WCargo comments on Superposition and Dropout

WCargo 27 May 2023 16:55 UTC
1 point
0
Great post! I was wondering if the conclusion to be drawn is really that « dropout inibits superpositon »? My prior was that it should increase it (so this post proved me wrong on this part) mainly because in a model with mlp in parallel (like transformer) deopout would force redundancy of circuit, not inside one mlp, but across different mlps

Id like to see more on that, it would be super useful to know that dropout helps or not interpretability to enforce it or not on training
- Edoardo Pona 30 May 2023 10:08 UTC
  2 points
  0
  Parent
  Thanks!
  I haven’t yet explored the case you describe with transformers. In general I suspect the effect will be more complex with multilayer transformers than it is for simple autoencoders. However, in the simple case explored so far, it seems this conclusion can be drawn. Dropout is essentially adding variability in the direction that each feature is represented by, thus features can’t be as ‘packed’.
  - WCargo 29 Jun 2023 7:23 UTC
    1 point
    0
    Parent
    One thing I just thought about: I would predict that dropout is reducing superposition in parallel and augment superposition in series (because to make sure that the function is computed, you can have redundancy)
    - Edoardo Pona 30 Jun 2023 8:41 UTC
      2 points
      0
      Parent
      What do you mean exactly by ‘in parallel’ and ‘in series’ ?

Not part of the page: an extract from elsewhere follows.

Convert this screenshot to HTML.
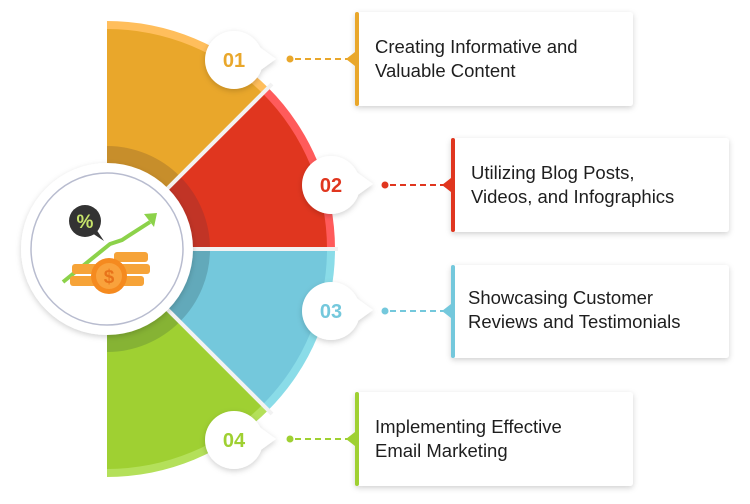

      - WCargo 3 Jul 2023 12:40 UTC
        1 point
        0
        Parent
        In a MLP, the nodes from different layers are in Series (you need to go through the first, and then the second), but inside the same layer they are in Parallel (you go through one of the other).
        
        The analogy is with electrical systems, but I was mostly thinking in terms of LLM components: the MLPs and Attentions are in Series (you go through the first and after through the second), but inside one component, they are in parallel.
        
        I guess that then, inside a component there is less superposition (evidence is this post), and between component there is redundancy (so if a computation fails somewhere, it is done also somewhere else).
        
        In general, dropout makes me feel like because some part of the network are not going to work, the network has to implement “independent” component for it to compute thing properly.